**EXERCISE DETAILS**:
In the entries that follow, how many lines contain "Reproduce"? Answer with the number only.

**Entries with chart source code**:

____

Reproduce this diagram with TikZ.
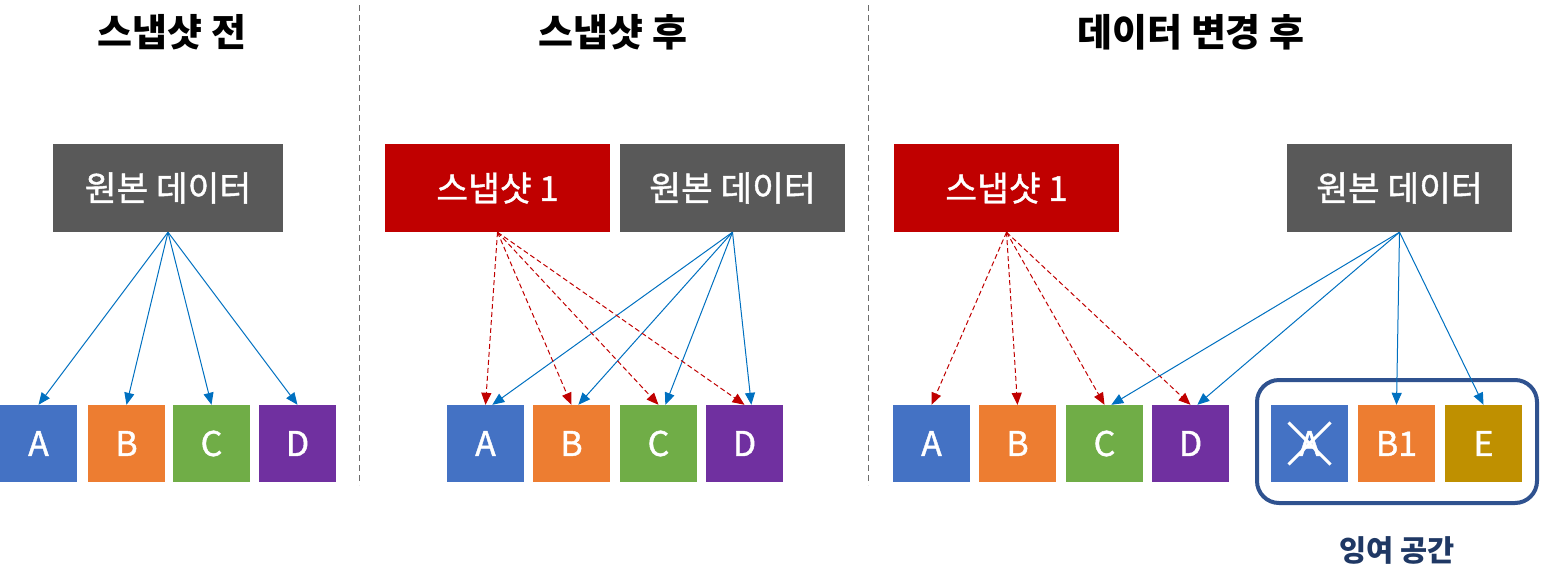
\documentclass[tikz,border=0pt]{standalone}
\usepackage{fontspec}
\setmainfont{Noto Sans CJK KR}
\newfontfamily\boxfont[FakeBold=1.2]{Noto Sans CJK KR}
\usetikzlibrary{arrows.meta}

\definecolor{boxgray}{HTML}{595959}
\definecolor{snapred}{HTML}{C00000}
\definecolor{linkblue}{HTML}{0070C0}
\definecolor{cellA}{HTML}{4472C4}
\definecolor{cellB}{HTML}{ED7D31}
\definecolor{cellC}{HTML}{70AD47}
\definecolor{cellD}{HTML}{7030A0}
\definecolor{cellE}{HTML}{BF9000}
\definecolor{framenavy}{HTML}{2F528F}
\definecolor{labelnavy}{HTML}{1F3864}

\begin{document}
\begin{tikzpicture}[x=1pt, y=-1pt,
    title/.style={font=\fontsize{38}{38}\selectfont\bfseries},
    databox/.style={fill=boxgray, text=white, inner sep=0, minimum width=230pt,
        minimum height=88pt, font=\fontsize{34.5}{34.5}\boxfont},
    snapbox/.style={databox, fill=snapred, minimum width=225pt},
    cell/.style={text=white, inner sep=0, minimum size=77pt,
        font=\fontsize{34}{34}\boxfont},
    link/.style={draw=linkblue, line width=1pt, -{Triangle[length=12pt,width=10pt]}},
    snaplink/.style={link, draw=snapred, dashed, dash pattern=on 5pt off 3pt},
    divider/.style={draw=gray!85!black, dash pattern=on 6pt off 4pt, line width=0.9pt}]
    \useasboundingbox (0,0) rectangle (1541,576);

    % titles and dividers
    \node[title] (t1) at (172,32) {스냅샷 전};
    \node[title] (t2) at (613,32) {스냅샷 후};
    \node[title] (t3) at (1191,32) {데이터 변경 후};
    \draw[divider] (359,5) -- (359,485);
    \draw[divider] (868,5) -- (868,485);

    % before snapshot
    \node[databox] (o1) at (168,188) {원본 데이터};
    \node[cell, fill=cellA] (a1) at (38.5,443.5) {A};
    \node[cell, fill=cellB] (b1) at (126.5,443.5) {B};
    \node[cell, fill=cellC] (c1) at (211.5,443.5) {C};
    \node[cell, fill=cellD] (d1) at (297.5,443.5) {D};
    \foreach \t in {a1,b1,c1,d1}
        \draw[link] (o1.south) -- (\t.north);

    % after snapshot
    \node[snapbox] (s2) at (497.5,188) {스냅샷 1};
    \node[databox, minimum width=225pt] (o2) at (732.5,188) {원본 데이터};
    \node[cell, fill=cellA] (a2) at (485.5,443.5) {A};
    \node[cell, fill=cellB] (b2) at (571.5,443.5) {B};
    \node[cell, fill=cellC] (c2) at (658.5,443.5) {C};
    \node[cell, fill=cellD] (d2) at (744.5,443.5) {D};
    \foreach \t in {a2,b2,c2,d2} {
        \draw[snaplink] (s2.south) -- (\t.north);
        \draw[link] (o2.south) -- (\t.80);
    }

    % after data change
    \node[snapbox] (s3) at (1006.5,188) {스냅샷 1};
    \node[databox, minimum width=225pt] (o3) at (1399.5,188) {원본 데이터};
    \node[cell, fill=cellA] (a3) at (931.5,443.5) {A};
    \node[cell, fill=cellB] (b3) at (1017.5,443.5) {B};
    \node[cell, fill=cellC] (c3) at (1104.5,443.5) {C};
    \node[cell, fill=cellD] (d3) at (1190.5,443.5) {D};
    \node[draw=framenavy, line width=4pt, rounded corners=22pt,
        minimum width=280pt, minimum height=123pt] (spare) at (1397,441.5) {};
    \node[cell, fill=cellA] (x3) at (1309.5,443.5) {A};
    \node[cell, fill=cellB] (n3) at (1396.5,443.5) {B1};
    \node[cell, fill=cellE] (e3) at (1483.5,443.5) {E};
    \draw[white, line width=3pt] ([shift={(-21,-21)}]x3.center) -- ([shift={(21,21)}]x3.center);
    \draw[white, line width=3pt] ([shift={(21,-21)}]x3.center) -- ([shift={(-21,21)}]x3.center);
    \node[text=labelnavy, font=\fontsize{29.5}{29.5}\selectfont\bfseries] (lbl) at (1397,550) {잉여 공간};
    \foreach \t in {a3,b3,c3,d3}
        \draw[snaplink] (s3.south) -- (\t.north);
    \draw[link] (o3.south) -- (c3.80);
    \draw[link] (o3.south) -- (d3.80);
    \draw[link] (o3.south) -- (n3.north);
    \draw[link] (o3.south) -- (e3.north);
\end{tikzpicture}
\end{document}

____

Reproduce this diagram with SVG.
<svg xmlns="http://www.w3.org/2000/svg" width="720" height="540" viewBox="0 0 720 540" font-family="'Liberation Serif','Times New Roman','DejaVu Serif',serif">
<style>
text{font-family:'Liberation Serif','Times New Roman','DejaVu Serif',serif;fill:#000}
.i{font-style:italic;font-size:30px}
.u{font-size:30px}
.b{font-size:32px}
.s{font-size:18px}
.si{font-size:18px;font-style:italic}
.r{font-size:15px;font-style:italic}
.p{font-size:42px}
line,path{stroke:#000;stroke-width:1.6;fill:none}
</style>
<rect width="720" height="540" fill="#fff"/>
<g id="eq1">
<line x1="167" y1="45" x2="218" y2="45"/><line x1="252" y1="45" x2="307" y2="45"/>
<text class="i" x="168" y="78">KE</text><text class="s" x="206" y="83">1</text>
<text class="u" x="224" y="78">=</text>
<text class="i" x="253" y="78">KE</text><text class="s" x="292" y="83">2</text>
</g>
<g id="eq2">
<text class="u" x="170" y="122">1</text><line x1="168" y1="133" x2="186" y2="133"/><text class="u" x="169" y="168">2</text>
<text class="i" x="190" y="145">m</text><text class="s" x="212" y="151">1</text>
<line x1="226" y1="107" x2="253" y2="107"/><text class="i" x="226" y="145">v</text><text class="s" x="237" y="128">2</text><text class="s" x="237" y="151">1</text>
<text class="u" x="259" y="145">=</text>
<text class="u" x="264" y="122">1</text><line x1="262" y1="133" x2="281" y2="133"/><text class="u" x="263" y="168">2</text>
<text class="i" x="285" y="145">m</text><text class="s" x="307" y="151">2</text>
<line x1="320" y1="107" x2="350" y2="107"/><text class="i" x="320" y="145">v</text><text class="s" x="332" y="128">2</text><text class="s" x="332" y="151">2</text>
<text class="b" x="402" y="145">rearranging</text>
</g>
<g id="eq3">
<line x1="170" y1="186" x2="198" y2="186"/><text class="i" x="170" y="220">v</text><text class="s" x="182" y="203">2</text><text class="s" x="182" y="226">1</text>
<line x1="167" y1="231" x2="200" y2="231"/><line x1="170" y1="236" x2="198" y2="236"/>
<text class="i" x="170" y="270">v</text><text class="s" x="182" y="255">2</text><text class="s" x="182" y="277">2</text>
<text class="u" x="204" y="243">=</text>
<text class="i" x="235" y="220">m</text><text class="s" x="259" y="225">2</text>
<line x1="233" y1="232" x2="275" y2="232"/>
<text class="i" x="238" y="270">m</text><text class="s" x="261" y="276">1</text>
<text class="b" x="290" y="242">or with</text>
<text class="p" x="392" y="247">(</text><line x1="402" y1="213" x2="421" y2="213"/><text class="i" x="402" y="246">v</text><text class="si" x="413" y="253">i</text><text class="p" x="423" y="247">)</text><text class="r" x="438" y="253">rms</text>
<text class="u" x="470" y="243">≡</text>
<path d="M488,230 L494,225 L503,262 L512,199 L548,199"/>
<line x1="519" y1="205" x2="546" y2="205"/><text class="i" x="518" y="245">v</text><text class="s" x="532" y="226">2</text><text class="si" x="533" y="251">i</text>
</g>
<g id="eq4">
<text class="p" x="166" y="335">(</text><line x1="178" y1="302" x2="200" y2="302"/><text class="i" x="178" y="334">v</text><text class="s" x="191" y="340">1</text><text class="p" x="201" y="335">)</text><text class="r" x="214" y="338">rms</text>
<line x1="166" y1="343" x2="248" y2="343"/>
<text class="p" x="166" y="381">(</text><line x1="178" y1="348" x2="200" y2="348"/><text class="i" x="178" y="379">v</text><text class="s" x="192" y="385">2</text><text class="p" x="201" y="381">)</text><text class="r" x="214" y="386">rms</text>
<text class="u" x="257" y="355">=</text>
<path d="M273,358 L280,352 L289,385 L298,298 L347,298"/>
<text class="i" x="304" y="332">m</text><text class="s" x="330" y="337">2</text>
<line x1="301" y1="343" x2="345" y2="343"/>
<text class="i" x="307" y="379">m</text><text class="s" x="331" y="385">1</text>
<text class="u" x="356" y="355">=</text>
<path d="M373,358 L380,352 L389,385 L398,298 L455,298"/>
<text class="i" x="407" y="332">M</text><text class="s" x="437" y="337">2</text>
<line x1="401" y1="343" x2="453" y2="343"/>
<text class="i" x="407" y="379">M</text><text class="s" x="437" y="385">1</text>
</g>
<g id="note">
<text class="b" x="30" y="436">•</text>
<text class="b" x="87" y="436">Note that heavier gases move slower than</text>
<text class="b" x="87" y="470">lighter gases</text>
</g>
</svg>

____

**ANSWER TO THIS TASK**:
2